Nella Roma non c'è calcio
“Non potremmo essere più felici di costruire un progetto a lungo termine con Daniele”. Cinque mesi fa esatti i Friedkin non solo confermavano Daniele De Rossi ufficialmente sulla panchina della Roma, ma si dicevano, appunto, entusiasti di poter avviare una nuova strada, dopo quella conclusa in malo modo con Mourinho. Un entusiasmo che si è apparentemente dissolto in appena 153 giorni, al termine dei quali l’ormai ex tecnico della Roma è stato (nuovamente) mandato via da Trigoria con uno scarno comunicato.
È quindi difficile pensare, oggi, che quelle parole del 18 aprile scorso corrispondessero alle reali sensazioni della proprietà e della dirigenza, perché del concetto di “progetto a lungo termine” poco, adesso nulla, è stato reso un fatto. Una sessione di mercato iniziata in ritardo per il lento reperimento di un direttore sportivo (che non è un direttore sportivo nelle cariche dirigenziali) e conclusa anche oltre il termine standard per completare la rosa con due svincolati e cercare di ottenere risorse da una cessione poi non concretizzata: di fatto, mettendoci anche la sosta per le nazionali, De Rossi ha avuto la rosa definitiva a disposizione per la prima volta lo scorso 12 settembre, e non era neanche completa visto l’infortunio nel frattempo occorso a Enzo Le Fée. Il famoso “progetto a lungo termine” non è durato neanche le famigerate quattro giornate di campionato disputate fin qui, ma appena 6 giorni effettivi di lavoro in condizioni (quasi) ottimali, al termine dei quali si è deciso che l’allenatore a cui era stato fatto firmare un ricco triennale non fosse più adatto a portare avanti quel progetto.
Un insieme di cose, ancora, difficili da credere anche per chi le sta scrivendo, con fresca ancora la memoria di una partita, quella col Genoa, decisa, di fatto, da un non fischio arbitrale, e quindi da un agente esterno alla squadra e all’allenatore: se Giua avesse fatto il suo dovere oggi De Rossi sarebbe ancora qui, magari atteso al varco al prossimo inciampo?
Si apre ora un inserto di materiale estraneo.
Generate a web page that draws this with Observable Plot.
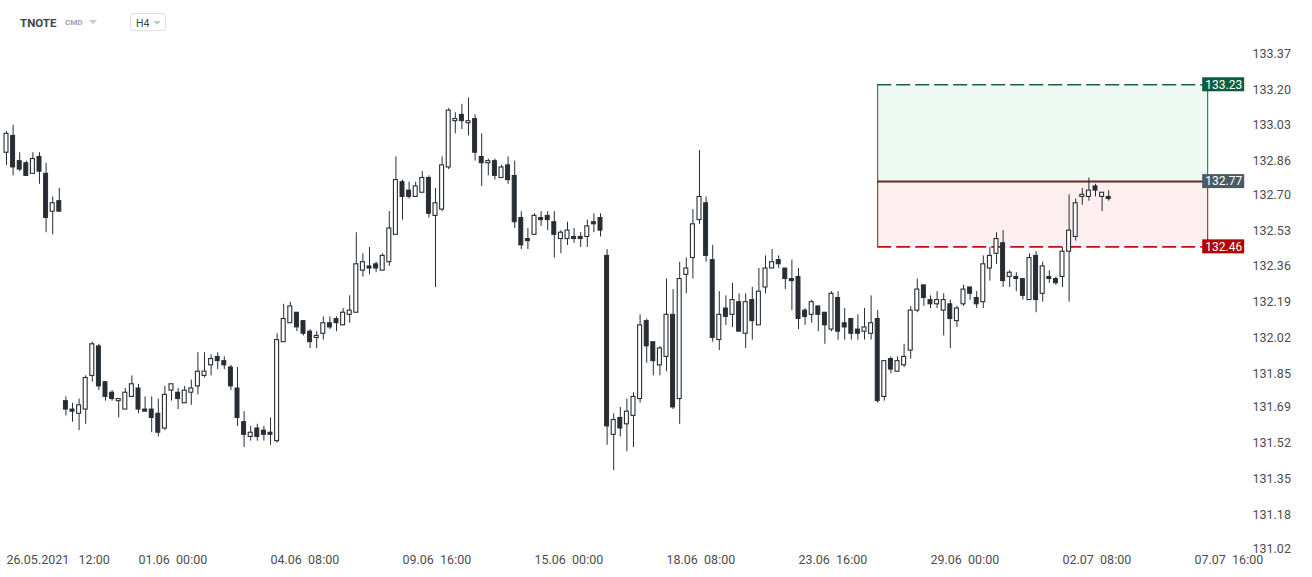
<!DOCTYPE html>
<html>
<head>
<meta charset="utf-8">
<script src="https://cdn.jsdelivr.net/npm/d3@7"></script>
<script src="https://cdn.jsdelivr.net/npm/@observablehq/plot@0.6"></script>
<style>
  html, body { margin: 0; padding: 0; background: #fff; }
  body { width: 1312px; height: 577px; overflow: hidden; font-family: Roboto, "Noto Sans", sans-serif; }
  #hdr { position: relative; height: 40px; }
  #hdr .sym { position: absolute; left: 20px; top: 16px; font-size: 11.5px; font-weight: 700; color: #3b444d; }
  #hdr .cmd { position: absolute; left: 65px; top: 18px; font-size: 8px; font-weight: 700; color: #9aa4ad; }
  #hdr .car1 { position: absolute; left: 89px; top: 20px; width: 0; height: 0; border-left: 4px solid transparent; border-right: 4px solid transparent; border-top: 4px solid #c3c9ce; }
  #hdr .tf { position: absolute; left: 130px; top: 13px; width: 36px; height: 18px; border: 1px solid #dde2e6; border-radius: 3px; box-sizing: border-box; }
  #hdr .tf span { position: absolute; left: 5px; top: 2.5px; font-size: 10.5px; color: #3b444d; }
  #hdr .tf i { position: absolute; left: 22px; top: 6.5px; width: 0; height: 0; border-left: 4px solid transparent; border-right: 4px solid transparent; border-top: 4px solid #c3c9ce; }
</style>
</head>
<body>
<div id="hdr">
  <span class="sym">TNOTE</span>
  <span class="cmd">CMD</span>
  <span class="car1"></span>
  <div class="tf"><span>H4</span><i></i></div>
</div>
<div id="chart"></div>
<script>
// ---- data (H4 candles) ----
const open = [132.90,132.98,132.86,132.85,132.80,132.88,132.80,132.62,132.67,131.72,
131.68,131.66,131.68,131.84,131.98,131.81,131.76,131.72,131.68,131.74,
131.78,131.68,131.68,131.66,131.59,131.77,131.76,131.71,131.76,131.79,
131.84,131.89,131.93,131.91,131.88,131.78,131.62,131.55,131.59,131.58,
131.57,131.53,132.00,132.09,132.14,132.10,132.05,132.02,132.04,132.09,
132.11,132.08,132.13,132.14,132.34,132.36,132.37,132.34,132.38,132.51,
132.76,132.72,132.69,132.71,132.78,132.60,132.63,132.83,133.05,133.08,
133.04,133.06,132.88,132.85,132.86,132.78,132.84,132.79,132.59,132.49,
132.51,132.59,132.60,132.57,132.49,132.49,132.50,132.50,132.50,132.57,
132.59,132.41,131.56,131.64,131.61,131.65,131.73,132.10,132.00,131.89,
131.93,132.13,131.73,132.32,132.40,132.58,132.66,132.39,132.01,132.16,
132.13,132.19,132.04,132.20,132.08,132.26,132.35,132.39,132.35,132.30,
132.31,132.15,132.13,132.17,132.14,132.06,132.21,132.09,132.11,132.06,
132.05,132.04,132.11,131.74,131.92,131.86,131.89,131.96,132.15,132.27,
132.20,132.18,132.15,132.18,132.10,132.18,132.26,132.21,132.19,132.35,
132.42,132.47,132.31,132.31,132.30,132.20,132.41,132.23,132.31,132.30,
132.31,132.43,132.50,132.69,132.69,132.74,132.69,132.69];
const high = [133.00,133.03,132.90,132.86,132.90,132.90,132.85,132.69,132.73,131.74,
131.71,131.73,131.84,132.00,131.99,131.81,131.77,131.73,131.78,131.84,
131.80,131.74,131.74,131.73,131.79,131.80,131.78,131.79,131.82,131.95,
131.95,131.94,131.95,131.93,131.89,131.88,131.67,131.60,131.61,131.60,
131.64,132.04,132.18,132.19,132.14,132.10,132.06,132.05,132.12,132.12,
132.12,132.16,132.22,132.52,132.42,132.45,132.38,132.42,132.62,132.88,
132.77,132.76,132.76,132.81,132.79,132.73,132.88,133.11,133.09,133.13,
133.16,133.08,132.99,132.87,132.87,132.84,132.88,132.86,132.62,132.54,
132.61,132.62,132.62,132.62,132.53,132.57,132.54,132.52,132.58,132.61,
132.61,132.44,131.66,131.69,131.73,131.76,132.13,132.11,132.00,131.98,
132.30,132.25,132.38,132.40,132.63,132.91,132.69,132.46,132.24,132.22,
132.28,132.23,132.23,132.26,132.35,132.41,132.44,132.41,132.35,132.39,
132.35,132.16,132.20,132.17,132.14,132.24,132.24,132.16,132.11,132.13,
132.16,132.22,132.15,131.91,131.93,131.93,131.99,132.17,132.30,132.27,
132.22,132.24,132.23,132.20,132.17,132.27,132.26,132.24,132.41,132.45,
132.52,132.53,132.34,132.33,132.30,132.42,132.43,132.38,132.34,132.31,
132.45,132.70,132.68,132.73,132.78,132.75,132.71,132.72];
const low = [132.84,132.79,132.81,132.79,132.80,132.75,132.52,132.51,132.62,131.65,
131.62,131.58,131.61,131.81,131.77,131.72,131.72,131.64,131.68,131.74,
131.66,131.67,131.57,131.55,131.58,131.72,131.68,131.71,131.70,131.75,
131.83,131.84,131.87,131.87,131.77,131.60,131.50,131.53,131.53,131.53,
131.51,131.52,132.00,132.09,132.05,132.03,131.97,131.97,132.01,132.06,
132.05,132.08,132.09,132.14,132.31,132.32,132.33,132.34,132.36,132.51,
132.58,132.68,132.69,132.71,132.59,132.26,132.62,132.82,132.99,133.01,
132.98,132.86,132.74,132.79,132.77,132.78,132.75,132.54,132.44,132.44,
132.51,132.55,132.53,132.40,132.42,132.46,132.47,132.45,132.45,132.52,
132.50,131.51,131.39,131.55,131.48,131.50,131.71,131.90,131.84,131.84,
131.86,131.68,131.61,132.23,132.30,132.56,132.38,132.00,131.96,132.08,
132.07,132.05,131.97,132.01,132.08,132.23,132.35,132.35,132.25,132.15,
132.06,132.08,132.09,132.05,131.99,132.05,132.01,132.01,132.01,132.01,
132.01,132.01,131.71,131.72,131.85,131.86,131.88,131.92,132.14,132.17,
132.16,132.16,132.03,131.97,132.07,132.17,132.20,132.16,132.16,132.29,
132.37,132.26,132.26,132.24,132.20,132.20,132.14,132.19,132.28,132.27,
132.26,132.19,132.48,132.65,132.67,132.69,132.62,132.67];
const close = [132.99,132.83,132.82,132.79,132.87,132.81,132.59,132.66,132.62,131.68,
131.67,131.70,131.83,131.99,131.79,131.74,131.73,131.73,131.76,131.80,
131.68,131.67,131.64,131.57,131.75,131.80,131.73,131.77,131.78,131.86,
131.86,131.92,131.91,131.89,131.79,131.64,131.56,131.57,131.55,131.56,
131.56,132.01,132.11,132.17,132.07,132.04,132.00,132.03,132.09,132.07,
132.09,132.14,132.15,132.37,132.38,132.35,132.35,132.41,132.54,132.77,
132.69,132.69,132.74,132.78,132.61,132.66,132.84,133.10,133.06,133.05,
133.05,132.90,132.85,132.86,132.79,132.83,132.77,132.57,132.46,132.48,
132.60,132.58,132.58,132.51,132.52,132.53,132.49,132.49,132.55,132.56,
132.53,131.60,131.63,131.59,131.67,131.74,132.08,131.98,131.91,131.97,
132.13,131.69,132.30,132.35,132.56,132.69,132.41,132.02,132.13,132.12,
132.20,132.05,132.19,132.10,132.24,132.35,132.38,132.37,132.30,132.29,
132.11,132.12,132.19,132.13,132.08,132.23,132.05,132.07,132.04,132.04,
132.07,132.09,131.72,131.91,131.87,131.91,131.93,132.15,132.25,132.21,
132.18,132.20,132.20,132.11,132.16,132.25,132.23,132.18,132.37,132.41,
132.49,132.29,132.33,132.30,132.22,132.40,132.20,132.36,132.30,132.28,
132.43,132.53,132.66,132.70,132.72,132.72,132.71,132.68];

// x-axis tick labels (candle index -> label)
const xTickIndex = [0, 20, 40, 60, 80, 100, 120, 140, 160, 180];
const xTickLabels = ["26.05.2021   12:00", "01.06  00:00", "04.06  08:00", "09.06  16:00", "15.06  00:00",
                     "18.06  08:00", "23.06  16:00", "29.06  00:00", "02.07  08:00", "07.07  16:00"];
// y-axis tick labels
const yTicks = [131.02,131.18,131.35,131.52,131.69,131.85,132.02,132.19,132.36,132.53,132.70,132.86,133.03,133.20,133.37];

// position tool (long position)
const positionStart = 132;   // candle index
const positionEnd = 182;     // candle index
const entryPrice = 132.77;
const takeProfit = 133.23;
const stopLoss = 132.46;

// ---- build ----
const candles = open.map((o, i) => ({i, o, h: high[i], l: low[i], c: close[i]}));
const up = candles.filter(d => d.c >= d.o);
const down = candles.filter(d => d.c < d.o);
const dark = "#272d33";
const tags = [
  {v: takeProfit, color: "#0b5e3d"},
  {v: entryPrice, color: "#4a5a65"},
  {v: stopLoss, color: "#b30000"}
];
const xt = xTickIndex.map((i, k) => ({i, label: xTickLabels[k].replace(/ /g, "\u00a0")}));
const pdy = 1.5;

const chart = Plot.plot({
  width: 1312,
  height: 537,
  marginLeft: 0,
  marginRight: 65,
  marginTop: 13.3,
  marginBottom: 29,
  x: {domain: [-0.909, 188.03], axis: null},
  y: {domain: [131.02, 133.37], axis: null},
  color: {type: "identity"},
  style: {fontFamily: "Roboto, sans-serif", fontSize: "12px", color: "#4d4d4d", background: "#fff"},
  marks: [
    // position zones
    Plot.rect([{a: positionStart, b: positionEnd, y1: entryPrice, y2: takeProfit}], {x1: "a", x2: "b", y1: "y1", y2: "y2", fill: "#eef9f4", dy: pdy}),
    Plot.rect([{a: positionStart, b: positionEnd, y1: stopLoss, y2: entryPrice}], {x1: "a", x2: "b", y1: "y1", y2: "y2", fill: "#fdefef", dy: pdy}),
    Plot.ruleX([positionStart, positionEnd], {y1: entryPrice, y2: takeProfit, stroke: "#1d5e45", strokeWidth: 1, dy: pdy}),
    Plot.ruleX([positionStart, positionEnd], {y1: stopLoss, y2: entryPrice, stroke: "#7a1f1f", strokeWidth: 1, dy: pdy}),
    Plot.ruleY([takeProfit], {x1: positionStart, x2: positionEnd, stroke: "#1d5e45", strokeWidth: 1.6, strokeDasharray: "14,5", dy: pdy}),
    Plot.ruleY([stopLoss], {x1: positionStart, x2: positionEnd, stroke: "#c01010", strokeWidth: 1.6, strokeDasharray: "14,5", dy: pdy}),
    Plot.ruleY([entryPrice], {x1: positionStart, x2: positionEnd, stroke: "#5a2e28", strokeWidth: 2, dy: pdy}),
    // candles
    Plot.ruleX(candles, {x: "i", y1: "l", y2: "h", stroke: dark, strokeWidth: 1}),
    Plot.rect(down, {x1: d => d.i - 0.3, x2: d => d.i + 0.3, y1: "o", y2: "c", fill: dark, stroke: dark, strokeWidth: 1}),
    Plot.rect(up, {x1: d => d.i - 0.3, x2: d => d.i + 0.3, y1: "o", y2: "c", fill: "#fff", stroke: dark, strokeWidth: 1.1}),
    // price tags
    Plot.rect(tags, {x1: positionEnd, x2: positionEnd, y1: "v", y2: "v", insetLeft: -5, insetRight: -37, insetTop: -7, insetBottom: -7, fill: "color", dy: pdy}),
    Plot.text(tags, {x: positionEnd, y: "v", text: d => d.v.toFixed(2), dx: 16, dy: pdy, fill: "#fff", fontSize: 12}),
    // axes
    Plot.axisY(yTicks, {anchor: "right", tickSize: 0, tickPadding: 5, tickFormat: d => d.toFixed(2), fontSize: 12.5, label: null}),
    Plot.text(xt, {x: "i", text: "label", frameAnchor: "bottom", textAnchor: "start", dy: 15, fontSize: 12.5, fill: "#4d4d4d"})
  ]
});
document.getElementById("chart").appendChild(chart);
</script>
</body>
</html>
Una domanda che prevede due opzioni di risposta, che porterebbero entrambe alla conclusione che nessuna progettualità ha guidato quanto portato avanti dal 18 aprile scorso a oggi. È chiaro che nella decisione di esonerare Daniele De Rossi il 18 settembre di calcio non ci sia nulla, e questo tende a essere un problema (eufemismo) per una società di calcio: bisogna iniziare allora a valutare altro, tra dinamiche interne di una società che - legittimamente - non comunica quasi nulla e da leggere quindi dagli spifferi che escono da Trigoria, procuratori con diversi assistiti sotto contratto e che ora ne hanno uno in più e una serie di scelte che hanno eroso quasi del tutto il credito che questa proprietà aveva acquisito nei confronti dei tifosi a colpi di immissioni di denaro e di mosse estremamente popolari, che, come ogni rimedio rapido, hanno finito per rivoltarsi contro.
Il fatto paradossale è che se oggi ci si chiede “cosa è rimasto alla Roma?”, la risposta ha il nome e cognome di Ivan Juric, allenatore ormai navigato ma che mai ha allenato a questo livello e in questi contesti e oggi figura con al suo interno più calcio dentro la società. È incredibile vedere scarsissime prospettive in una stagione a cui mancano almeno altre 34 partite di campionato, 8 di Europa League e 1 di Coppa Italia per completarsi: dal progetto a lungo termine si è passati a fare la conta delle risorse e accorgersi che non c’è più molto a cui attingere. E, tra le varie domande che sono state poste, ne aggiungiamo una, l’ultima: sapremo mai il vero perché di tutto questo?